Information supplied:
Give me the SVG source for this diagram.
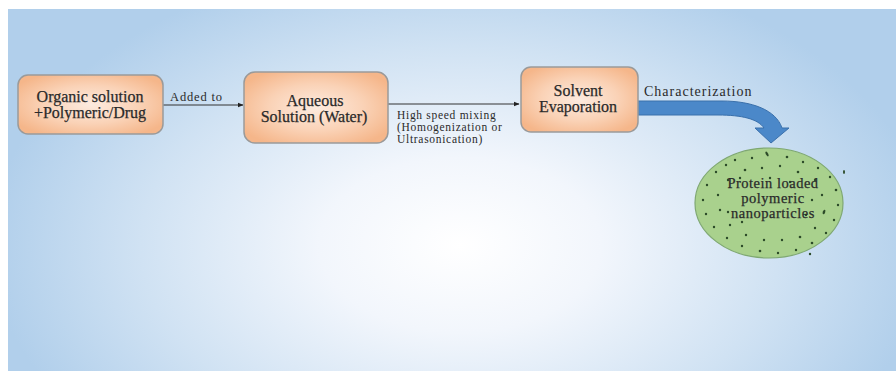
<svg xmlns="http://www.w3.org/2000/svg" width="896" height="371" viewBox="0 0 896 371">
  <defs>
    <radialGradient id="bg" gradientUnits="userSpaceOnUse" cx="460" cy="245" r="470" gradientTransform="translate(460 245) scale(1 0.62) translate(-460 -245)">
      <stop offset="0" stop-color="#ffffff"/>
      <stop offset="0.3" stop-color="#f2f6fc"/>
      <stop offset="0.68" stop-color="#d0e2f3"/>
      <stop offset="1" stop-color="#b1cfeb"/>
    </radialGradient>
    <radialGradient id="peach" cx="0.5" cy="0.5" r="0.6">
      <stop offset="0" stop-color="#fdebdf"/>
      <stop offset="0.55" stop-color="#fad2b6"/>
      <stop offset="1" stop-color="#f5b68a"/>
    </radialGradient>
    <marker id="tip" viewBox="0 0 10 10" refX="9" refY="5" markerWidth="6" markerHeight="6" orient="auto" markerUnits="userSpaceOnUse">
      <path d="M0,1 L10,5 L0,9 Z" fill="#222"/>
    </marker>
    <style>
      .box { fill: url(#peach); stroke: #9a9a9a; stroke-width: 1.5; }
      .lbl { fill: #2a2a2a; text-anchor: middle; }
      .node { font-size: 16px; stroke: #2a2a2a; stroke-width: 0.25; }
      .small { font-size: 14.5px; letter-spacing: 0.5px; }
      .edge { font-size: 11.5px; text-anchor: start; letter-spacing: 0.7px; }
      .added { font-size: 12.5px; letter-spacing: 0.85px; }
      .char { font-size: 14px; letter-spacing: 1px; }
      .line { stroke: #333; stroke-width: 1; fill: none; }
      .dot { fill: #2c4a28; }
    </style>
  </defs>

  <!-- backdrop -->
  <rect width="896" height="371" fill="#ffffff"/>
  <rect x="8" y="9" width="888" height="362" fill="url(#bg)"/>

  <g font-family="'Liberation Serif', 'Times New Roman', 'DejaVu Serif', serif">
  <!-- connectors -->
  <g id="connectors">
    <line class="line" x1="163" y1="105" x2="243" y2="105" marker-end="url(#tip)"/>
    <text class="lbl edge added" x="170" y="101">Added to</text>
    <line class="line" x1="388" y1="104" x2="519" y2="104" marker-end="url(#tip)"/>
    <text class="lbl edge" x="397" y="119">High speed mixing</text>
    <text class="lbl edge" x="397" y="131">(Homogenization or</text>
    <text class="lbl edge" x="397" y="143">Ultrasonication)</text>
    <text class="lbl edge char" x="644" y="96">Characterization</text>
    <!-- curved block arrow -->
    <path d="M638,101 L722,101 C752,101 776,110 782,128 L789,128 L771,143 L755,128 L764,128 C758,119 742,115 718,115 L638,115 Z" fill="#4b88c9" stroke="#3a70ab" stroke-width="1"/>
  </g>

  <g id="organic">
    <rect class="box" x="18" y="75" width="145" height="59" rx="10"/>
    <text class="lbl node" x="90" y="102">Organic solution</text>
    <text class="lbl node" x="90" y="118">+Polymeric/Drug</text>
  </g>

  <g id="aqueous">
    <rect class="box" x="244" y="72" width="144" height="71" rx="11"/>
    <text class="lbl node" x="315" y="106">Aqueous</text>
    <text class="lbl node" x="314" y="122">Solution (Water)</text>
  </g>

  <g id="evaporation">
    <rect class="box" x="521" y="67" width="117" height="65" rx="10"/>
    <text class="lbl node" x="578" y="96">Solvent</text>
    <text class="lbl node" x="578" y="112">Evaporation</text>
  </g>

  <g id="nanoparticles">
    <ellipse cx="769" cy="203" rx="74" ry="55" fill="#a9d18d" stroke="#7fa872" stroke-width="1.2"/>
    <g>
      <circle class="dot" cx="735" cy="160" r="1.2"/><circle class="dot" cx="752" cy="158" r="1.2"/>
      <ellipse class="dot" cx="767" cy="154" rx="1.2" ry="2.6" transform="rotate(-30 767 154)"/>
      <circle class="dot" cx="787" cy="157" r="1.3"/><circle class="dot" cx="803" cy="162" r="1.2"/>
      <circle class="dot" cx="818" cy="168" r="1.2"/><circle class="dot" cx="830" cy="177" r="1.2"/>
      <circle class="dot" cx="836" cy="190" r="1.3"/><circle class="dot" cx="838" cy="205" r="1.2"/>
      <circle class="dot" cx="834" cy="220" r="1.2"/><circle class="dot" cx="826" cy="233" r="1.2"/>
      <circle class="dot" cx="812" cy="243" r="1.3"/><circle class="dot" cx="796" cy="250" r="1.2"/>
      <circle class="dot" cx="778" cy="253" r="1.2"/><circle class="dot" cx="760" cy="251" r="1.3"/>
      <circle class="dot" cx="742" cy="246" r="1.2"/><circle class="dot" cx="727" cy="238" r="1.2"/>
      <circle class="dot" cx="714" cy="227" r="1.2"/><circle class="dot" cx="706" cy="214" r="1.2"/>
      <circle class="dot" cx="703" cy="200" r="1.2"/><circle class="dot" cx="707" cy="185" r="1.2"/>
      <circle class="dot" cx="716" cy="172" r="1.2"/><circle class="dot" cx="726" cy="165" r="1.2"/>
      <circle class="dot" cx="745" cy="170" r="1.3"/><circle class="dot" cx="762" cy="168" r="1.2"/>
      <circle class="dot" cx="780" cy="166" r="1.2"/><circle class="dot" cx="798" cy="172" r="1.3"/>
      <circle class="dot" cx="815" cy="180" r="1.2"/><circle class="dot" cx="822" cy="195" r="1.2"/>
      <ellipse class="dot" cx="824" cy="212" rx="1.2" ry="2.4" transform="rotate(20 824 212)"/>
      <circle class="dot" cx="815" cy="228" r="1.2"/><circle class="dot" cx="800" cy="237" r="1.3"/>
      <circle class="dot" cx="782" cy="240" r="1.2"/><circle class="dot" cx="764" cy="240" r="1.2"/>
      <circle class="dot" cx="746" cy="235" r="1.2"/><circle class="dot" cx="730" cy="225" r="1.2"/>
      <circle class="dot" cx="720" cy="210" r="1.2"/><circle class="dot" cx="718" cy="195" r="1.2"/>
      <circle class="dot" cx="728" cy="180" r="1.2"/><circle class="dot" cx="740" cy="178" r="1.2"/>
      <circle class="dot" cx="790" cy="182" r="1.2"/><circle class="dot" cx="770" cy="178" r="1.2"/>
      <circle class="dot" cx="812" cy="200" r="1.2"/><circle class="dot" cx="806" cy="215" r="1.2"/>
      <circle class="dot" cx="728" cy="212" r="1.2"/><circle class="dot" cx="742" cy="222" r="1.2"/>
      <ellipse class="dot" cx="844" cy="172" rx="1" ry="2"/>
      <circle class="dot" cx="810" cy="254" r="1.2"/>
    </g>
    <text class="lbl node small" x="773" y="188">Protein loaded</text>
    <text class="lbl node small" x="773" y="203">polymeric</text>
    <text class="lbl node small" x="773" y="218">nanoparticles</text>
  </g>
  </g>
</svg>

Stated problem: Reproduce the material word for word. Any pictures should be left out of the copy.

Result:
Give me the SVG source for this diagram.
<svg xmlns="http://www.w3.org/2000/svg" width="896" height="371" viewBox="0 0 896 371">
  <defs>
    <radialGradient id="bg" gradientUnits="userSpaceOnUse" cx="460" cy="245" r="470" gradientTransform="translate(460 245) scale(1 0.62) translate(-460 -245)">
      <stop offset="0" stop-color="#ffffff"/>
      <stop offset="0.3" stop-color="#f2f6fc"/>
      <stop offset="0.68" stop-color="#d0e2f3"/>
      <stop offset="1" stop-color="#b1cfeb"/>
    </radialGradient>
    <radialGradient id="peach" cx="0.5" cy="0.5" r="0.6">
      <stop offset="0" stop-color="#fdebdf"/>
      <stop offset="0.55" stop-color="#fad2b6"/>
      <stop offset="1" stop-color="#f5b68a"/>
    </radialGradient>
    <marker id="tip" viewBox="0 0 10 10" refX="9" refY="5" markerWidth="6" markerHeight="6" orient="auto" markerUnits="userSpaceOnUse">
      <path d="M0,1 L10,5 L0,9 Z" fill="#222"/>
    </marker>
    <style>
      .box { fill: url(#peach); stroke: #9a9a9a; stroke-width: 1.5; }
      .lbl { fill: #2a2a2a; text-anchor: middle; }
      .node { font-size: 16px; stroke: #2a2a2a; stroke-width: 0.25; }
      .small { font-size: 14.5px; letter-spacing: 0.5px; }
      .edge { font-size: 11.5px; text-anchor: start; letter-spacing: 0.7px; }
      .added { font-size: 12.5px; letter-spacing: 0.85px; }
      .char { font-size: 14px; letter-spacing: 1px; }
      .line { stroke: #333; stroke-width: 1; fill: none; }
      .dot { fill: #2c4a28; }
    </style>
  </defs>

  <!-- backdrop -->
  <rect width="896" height="371" fill="#ffffff"/>
  <rect x="8" y="9" width="888" height="362" fill="url(#bg)"/>

  <g font-family="'Liberation Serif', 'Times New Roman', 'DejaVu Serif', serif">
  <!-- connectors -->
  <g id="connectors">
    <line class="line" x1="163" y1="105" x2="243" y2="105" marker-end="url(#tip)"/>
    <text class="lbl edge added" x="170" y="101">Added to</text>
    <line class="line" x1="388" y1="104" x2="519" y2="104" marker-end="url(#tip)"/>
    <text class="lbl edge" x="397" y="119">High speed mixing</text>
    <text class="lbl edge" x="397" y="131">(Homogenization or</text>
    <text class="lbl edge" x="397" y="143">Ultrasonication)</text>
    <text class="lbl edge char" x="644" y="96">Characterization</text>
    <!-- curved block arrow -->
    <path d="M638,101 L722,101 C752,101 776,110 782,128 L789,128 L771,143 L755,128 L764,128 C758,119 742,115 718,115 L638,115 Z" fill="#4b88c9" stroke="#3a70ab" stroke-width="1"/>
  </g>

  <g id="organic">
    <rect class="box" x="18" y="75" width="145" height="59" rx="10"/>
    <text class="lbl node" x="90" y="102">Organic solution</text>
    <text class="lbl node" x="90" y="118">+Polymeric/Drug</text>
  </g>

  <g id="aqueous">
    <rect class="box" x="244" y="72" width="144" height="71" rx="11"/>
    <text class="lbl node" x="315" y="106">Aqueous</text>
    <text class="lbl node" x="314" y="122">Solution (Water)</text>
  </g>

  <g id="evaporation">
    <rect class="box" x="521" y="67" width="117" height="65" rx="10"/>
    <text class="lbl node" x="578" y="96">Solvent</text>
    <text class="lbl node" x="578" y="112">Evaporation</text>
  </g>

  <g id="nanoparticles">
    <ellipse cx="769" cy="203" rx="74" ry="55" fill="#a9d18d" stroke="#7fa872" stroke-width="1.2"/>
    <g>
      <circle class="dot" cx="735" cy="160" r="1.2"/><circle class="dot" cx="752" cy="158" r="1.2"/>
      <ellipse class="dot" cx="767" cy="154" rx="1.2" ry="2.6" transform="rotate(-30 767 154)"/>
      <circle class="dot" cx="787" cy="157" r="1.3"/><circle class="dot" cx="803" cy="162" r="1.2"/>
      <circle class="dot" cx="818" cy="168" r="1.2"/><circle class="dot" cx="830" cy="177" r="1.2"/>
      <circle class="dot" cx="836" cy="190" r="1.3"/><circle class="dot" cx="838" cy="205" r="1.2"/>
      <circle class="dot" cx="834" cy="220" r="1.2"/><circle class="dot" cx="826" cy="233" r="1.2"/>
      <circle class="dot" cx="812" cy="243" r="1.3"/><circle class="dot" cx="796" cy="250" r="1.2"/>
      <circle class="dot" cx="778" cy="253" r="1.2"/><circle class="dot" cx="760" cy="251" r="1.3"/>
      <circle class="dot" cx="742" cy="246" r="1.2"/><circle class="dot" cx="727" cy="238" r="1.2"/>
      <circle class="dot" cx="714" cy="227" r="1.2"/><circle class="dot" cx="706" cy="214" r="1.2"/>
      <circle class="dot" cx="703" cy="200" r="1.2"/><circle class="dot" cx="707" cy="185" r="1.2"/>
      <circle class="dot" cx="716" cy="172" r="1.2"/><circle class="dot" cx="726" cy="165" r="1.2"/>
      <circle class="dot" cx="745" cy="170" r="1.3"/><circle class="dot" cx="762" cy="168" r="1.2"/>
      <circle class="dot" cx="780" cy="166" r="1.2"/><circle class="dot" cx="798" cy="172" r="1.3"/>
      <circle class="dot" cx="815" cy="180" r="1.2"/><circle class="dot" cx="822" cy="195" r="1.2"/>
      <ellipse class="dot" cx="824" cy="212" rx="1.2" ry="2.4" transform="rotate(20 824 212)"/>
      <circle class="dot" cx="815" cy="228" r="1.2"/><circle class="dot" cx="800" cy="237" r="1.3"/>
      <circle class="dot" cx="782" cy="240" r="1.2"/><circle class="dot" cx="764" cy="240" r="1.2"/>
      <circle class="dot" cx="746" cy="235" r="1.2"/><circle class="dot" cx="730" cy="225" r="1.2"/>
      <circle class="dot" cx="720" cy="210" r="1.2"/><circle class="dot" cx="718" cy="195" r="1.2"/>
      <circle class="dot" cx="728" cy="180" r="1.2"/><circle class="dot" cx="740" cy="178" r="1.2"/>
      <circle class="dot" cx="790" cy="182" r="1.2"/><circle class="dot" cx="770" cy="178" r="1.2"/>
      <circle class="dot" cx="812" cy="200" r="1.2"/><circle class="dot" cx="806" cy="215" r="1.2"/>
      <circle class="dot" cx="728" cy="212" r="1.2"/><circle class="dot" cx="742" cy="222" r="1.2"/>
      <ellipse class="dot" cx="844" cy="172" rx="1" ry="2"/>
      <circle class="dot" cx="810" cy="254" r="1.2"/>
    </g>
    <text class="lbl node small" x="773" y="188">Protein loaded</text>
    <text class="lbl node small" x="773" y="203">polymeric</text>
    <text class="lbl node small" x="773" y="218">nanoparticles</text>
  </g>
  </g>
</svg>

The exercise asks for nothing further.